FARGO — Success … bull’s eye … nailing it … hitting the mark … victory … winning. What does this look like for you? Not at your job or in physical fitness or marriage or any specific endeavor, but in life.

A simple but powerful definition I heard over 25 years ago was, “Success is when those who know you the best love you the most.”

I think about and evaluate my life through that definition often. Teri, my wife, and I celebrated 30 years of marriage in December. Tears come to my eyes as I type that because I love my wife, I love being married to her and it is a miracle we have made it to that milestone.

In my early years of marriage I was not a good husband. I wasn’t unfaithful or intentionally hurtful, but I had no idea how to love and serve a wife. I grew up without a dad or grandfather, so I had no example of a husband loving a wife. I was emotionally distant and had no clue how to communicate. I was fiercely independent, determined not to be hurt again. I carried several childhood wounds into marriage. I felt “poor” as a kid and was terrified about being “poor” as an adult, so I obsessed about money.

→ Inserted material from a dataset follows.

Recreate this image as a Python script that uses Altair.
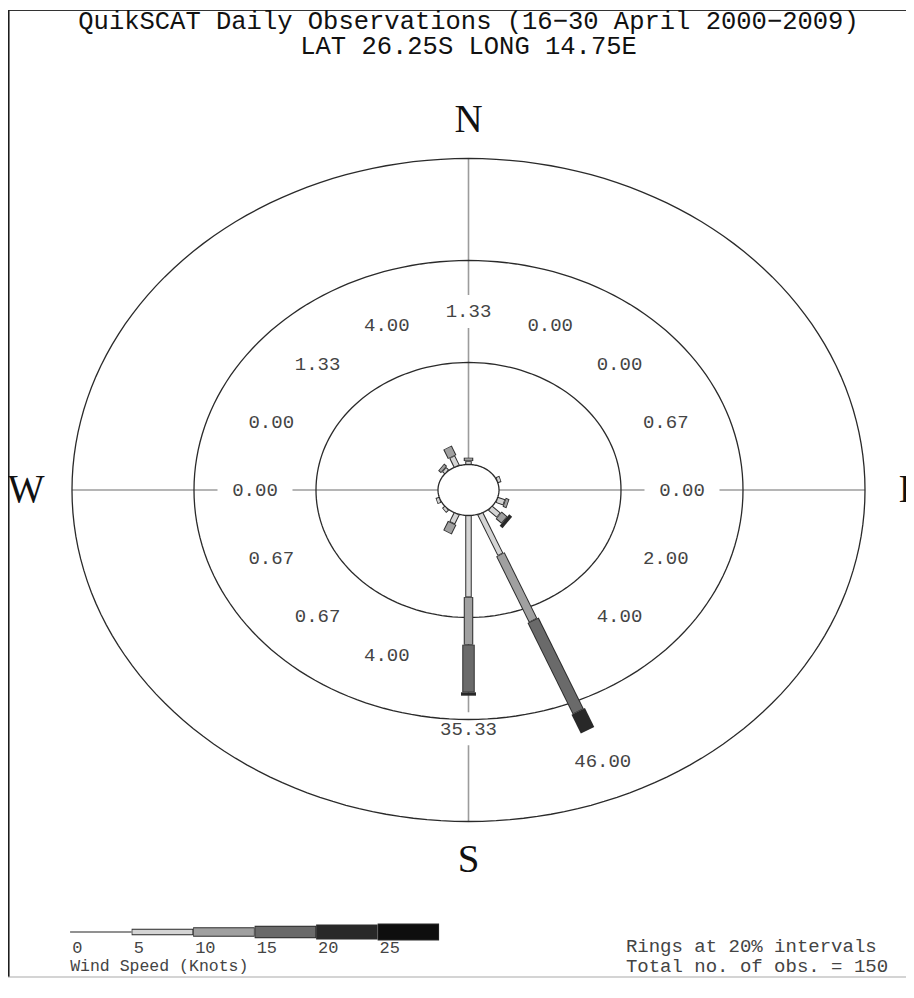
import altair as alt
import numpy as np
import pandas as pd

# ---------------- data ----------------
directions = ["N", "NNE", "NE", "ENE", "E", "ESE", "SE", "SSE",
              "S", "SSW", "SW", "WSW", "W", "WNW", "NW", "NNW"]
speed_bins = ["0-5", "5-10", "10-15", "15-20", "20-25", "25+"]
legend_ticks = ["0", "5", "10", "15", "20", "25"]

# number of observations per direction, one list per wind-speed bin
obs_0_5 = [0, 0, 0, 0, 0, 0, 0, 0, 0, 0, 0, 0, 0, 0, 0, 0]
obs_5_10 = [1, 0, 0, 1, 0, 2, 3, 13, 24, 3, 1, 1, 0, 0, 1, 3]
obs_10_15 = [1, 0, 0, 0, 0, 1, 2, 21, 14, 3, 0, 0, 0, 0, 1, 3]
obs_15_20 = [0, 0, 0, 0, 0, 0, 0, 29, 14, 0, 0, 0, 0, 0, 0, 0]
obs_20_25 = [0, 0, 0, 0, 0, 0, 1, 6, 1, 0, 0, 0, 0, 0, 0, 0]
obs_25_plus = [0, 0, 0, 0, 0, 0, 0, 0, 0, 0, 0, 0, 0, 0, 0, 0]
total_obs = 150

ring_pcts = [20, 40, 60]
compass_names = ["N", "E", "S", "W"]
compass_deg = [0, 90, 180, 270]

title_line1 = "QuikSCAT Daily Observations (16\u221230 April 2000\u22122009)"
title_line2 = "LAT 26.25S LONG 14.75E"
legend_title = "Wind Speed (Knots)"
note_line1 = "Rings at 20% intervals"
note_line2 = "Total no. of obs. = 150"

# ---------------- styling / geometry ----------------
W, H = 898, 970
R0 = 5.0            # radius of the centre circle (in % units)
LABEL_R = 35.0      # default radius of the percentage labels
LABEL_GAP = 6.5     # label distance beyond bar end
COMPASS_R = 72.5
INSET = 0.13
OUT_W = [1.6, 6.5, 9.5, 12.5, 15, 17]
FILL_W = [1.6, 4.5, 7.5, 10.5, 13, 15]
BIN_FILL = ["#8a8a8a", "#d4d4d4", "#a0a0a0", "#6a6a6a", "#282828", "#0e0e0e"]
OUTLINE = "#2b2b2b"
TXT = "#444444"
FONT = "Liberation Mono"

xs = alt.Scale(domain=[-75.49, 71.72], nice=False, zero=False)
ys = alt.Scale(domain=[-95.69, 94.51], nice=False, zero=False)

bins_obs = [obs_0_5, obs_5_10, obs_10_15, obs_15_20, obs_20_25, obs_25_plus]

# bar segments
seg_rows = []
lab_rows = []
for d, name in enumerate(directions):
    th = np.deg2rad(d * 22.5)
    s, c = np.sin(th), np.cos(th)
    cum = 0.0
    for b in range(len(speed_bins)):
        n = bins_obs[b][d]
        if n == 0:
            continue
        p = n / total_obs * 100.0
        r1, r2 = R0 + cum, R0 + cum + p
        f1, f2 = (r1 + INSET, r2 - INSET) if b > 0 else (r1, r2)
        seg_rows.append(dict(dir=name, bin=speed_bins[b],
                             x=r1 * s, y=r1 * c, x2=r2 * s, y2=r2 * c,
                             fx=f1 * s, fy=f1 * c, fx2=f2 * s, fy2=f2 * c,
                             ow=OUT_W[b], fw=FILL_W[b], fill=BIN_FILL[b],
                             oc=OUTLINE if b > 0 else BIN_FILL[0]))
        cum += p
    rl = max(LABEL_R, R0 + cum + LABEL_GAP)
    lab_rows.append(dict(dir=name, x=rl * s, y=rl * c, label=f"{cum:.2f}"))
seg = pd.DataFrame(seg_rows)
labs = pd.DataFrame(lab_rows)

# rings (incl. centre circle)
ring_rows = []
for k, rp in enumerate([0] + ring_pcts):
    r = R0 + rp
    for i in range(181):
        a = np.deg2rad(i * 2)
        ring_rows.append(dict(ring=k, i=i, x=r * np.sin(a), y=r * np.cos(a)))
rings = pd.DataFrame(ring_rows)

# axis lines N-S, E-W
rmax = R0 + ring_pcts[-1]
ax_rows = []
for dg in compass_deg:
    t = np.deg2rad(dg)
    ax_rows.append(dict(x=R0 * np.sin(t), y=R0 * np.cos(t),
                        x2=rmax * np.sin(t), y2=rmax * np.cos(t)))
axes_df = pd.DataFrame(ax_rows)

comp = pd.DataFrame(dict(name=compass_names,
                         x=[COMPASS_R * np.sin(np.deg2rad(d)) for d in compass_deg],
                         y=[COMPASS_R * np.cos(np.deg2rad(d)) for d in compass_deg]))

# legend
LEG_X0, LEG_STEP, LEG_Y = -65.3, 10.08, -86.67
leg = pd.DataFrame(dict(
    bin=speed_bins, tick=legend_ticks,
    x=[LEG_X0 + i * LEG_STEP for i in range(6)],
    x2=[LEG_X0 + (i + 1) * LEG_STEP for i in range(6)],
    fx=[LEG_X0 + i * LEG_STEP + (0.12 if i else 0) for i in range(6)],
    fx2=[LEG_X0 + (i + 1) * LEG_STEP - (0.12 if i else 0) for i in range(6)],
    y=[LEG_Y] * 6, ow=OUT_W, fw=FILL_W, fill=BIN_FILL,
    oc=[BIN_FILL[0]] + [OUTLINE] * 5))

one = pd.DataFrame({"k": [0]})

X = lambda f: alt.X(f, type="quantitative", scale=xs, axis=None)
Y = lambda f: alt.Y(f, type="quantitative", scale=ys, axis=None)

# ---------------- layers ----------------
frame_top = alt.Chart(one).mark_rule(color="#333", strokeWidth=1.2).encode(
    x=alt.value(0), x2=alt.value(W), y=alt.value(2.5))
frame_left = alt.Chart(one).mark_rule(color="#111", strokeWidth=1.5).encode(
    x=alt.value(0.8), y=alt.value(2.5), y2=alt.value(H - 1))
frame_bot = alt.Chart(one).mark_rule(color="#aaa", strokeWidth=1.2).encode(
    x=alt.value(0), x2=alt.value(W), y=alt.value(H - 1))

axis_lines = alt.Chart(axes_df).mark_rule(color="#9c9c9c", strokeWidth=1.6).encode(
    x=X("x"), y=Y("y"), x2="x2", y2="y2")

boxes = alt.Chart(labs).mark_point(
    shape="M-1,-0.44L1,-0.44L1,0.44L-1,0.44Z", filled=True, color="white",
    opacity=1, size=5625, strokeWidth=0).encode(x=X("x"), y=Y("y"))

ring_lines = alt.Chart(rings).mark_line(color="#2a2a2a", strokeWidth=1.3).encode(
    x=X("x"), y=Y("y"), detail="ring:N", order="i:Q")

bar_out = alt.Chart(seg).mark_rule(strokeCap="butt").encode(
    x=X("x"), y=Y("y"), x2="x2", y2="y2",
    color=alt.Color("oc:N", scale=None), size=alt.Size("ow:Q", scale=None))
bar_fill = alt.Chart(seg).mark_rule(strokeCap="butt").encode(
    x=X("fx"), y=Y("fy"), x2="fx2", y2="fy2",
    color=alt.Color("fill:N", scale=None), size=alt.Size("fw:Q", scale=None))

pct_text = alt.Chart(labs).mark_text(font=FONT, fontSize=19, color=TXT,
                                     align="center", baseline="middle").encode(
    x=X("x"), y=Y("y"), text="label:N")

compass_text = alt.Chart(comp).mark_text(font="Liberation Serif", fontSize=39,
                                         color="#111", align="center",
                                         baseline="middle").encode(
    x=X("x"), y=Y("y"), text="name:N")

t1 = alt.Chart(one).mark_text(text=title_line1, font=FONT, fontSize=25.5,
                              color="#111", align="center", baseline="middle").encode(
    x=alt.X(datum=0, type="quantitative", scale=xs, axis=None), y=alt.value(13))
t2 = alt.Chart(one).mark_text(text=title_line2, font=FONT, fontSize=25.5,
                              color="#111", align="center", baseline="middle").encode(
    x=alt.X(datum=0, type="quantitative", scale=xs, axis=None), y=alt.value(38))

leg_out = alt.Chart(leg).mark_rule(strokeCap="butt").encode(
    x=X("x"), y=Y("y"), x2="x2",
    color=alt.Color("oc:N", scale=None), size=alt.Size("ow:Q", scale=None))
leg_fill = alt.Chart(leg).mark_rule(strokeCap="butt").encode(
    x=X("fx"), y=Y("y"), x2="fx2",
    color=alt.Color("fill:N", scale=None), size=alt.Size("fw:Q", scale=None))
leg_ticks = alt.Chart(leg).mark_text(font=FONT, fontSize=17, color=TXT,
                                     align="left", baseline="middle", dx=2, dy=16).encode(
    x=X("x"), y=Y("y"), text="tick:N")
leg_title = alt.Chart(one).mark_text(text=legend_title, font=FONT, fontSize=16.5,
                                     color=TXT, align="left", baseline="middle",
                                     dy=34).encode(
    x=alt.X(datum=LEG_X0, type="quantitative", scale=xs, axis=None),
    y=alt.Y(datum=LEG_Y, type="quantitative", scale=ys, axis=None))
note1 = alt.Chart(one).mark_text(text=note_line1, font=FONT, fontSize=19,
                                 color=TXT, align="left", baseline="middle",
                                 dy=14).encode(
    x=alt.X(datum=25.8, type="quantitative", scale=xs, axis=None),
    y=alt.Y(datum=LEG_Y, type="quantitative", scale=ys, axis=None))
note2 = alt.Chart(one).mark_text(text=note_line2, font=FONT, fontSize=19,
                                 color=TXT, align="left", baseline="middle",
                                 dy=34).encode(
    x=alt.X(datum=25.8, type="quantitative", scale=xs, axis=None),
    y=alt.Y(datum=LEG_Y, type="quantitative", scale=ys, axis=None))

chart = alt.layer(
    frame_top, frame_left, frame_bot,
    axis_lines, boxes, ring_lines, bar_out, bar_fill,
    pct_text, compass_text, t1, t2,
    leg_out, leg_fill, leg_ticks, leg_title, note1, note2,
).properties(
    width=W, height=H, padding=0,
    autosize=alt.AutoSizeParams(type="none"),
    background="white",
).configure_view(stroke=None)

chart.save("out.html", embed_options={"renderer": "svg", "actions": False})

The only thing we had going for us was that we both loved God, were determined to walk close to him through Jesus Christ, and knew that “I do” was until death do us part.

And then infertility hit our marriage. I didn’t know how to love Teri and be there for her during that time. I was very driven to “make something of my life.” I longed to have a man say to me, “I am proud of you.” I unknowingly longed for the approval of a dad or grandfather figure.

At age 30 God blessed us with the gift of a son through adoption; truly life-changing experience. Our marriage got better as we had a common project to focus on, the task of raising a son. We found a rhythm to our home, our faith and our life.


And then, at age 33 Teri and I quit our jobs, risked everything we had and moved to Fargo, in response to God’s leading to start a new church. We ate, slept and breathed Prairie Heights for 20 years. It was not a casual project for us. We went all in and gave it everything. Early on, my exact words were, “Teri, I am going to work as many hours as you let me, and if you or Nate need me, let me know.” I know — I was stupid and selfish. As I hit age 40 I made major changes in my life. My eyes began to open to what a husband, a dad, should be and how a man after God’s heart should live.

And here we are. My son is married, and we have a great relationship with his wife and him. I came home Sunday after being gone for 10 days, and in the middle of winter my 11-year old daughter was waiting for me on the driveway to hug me. I am blessed. God has compensated for my mistakes and helped me get better.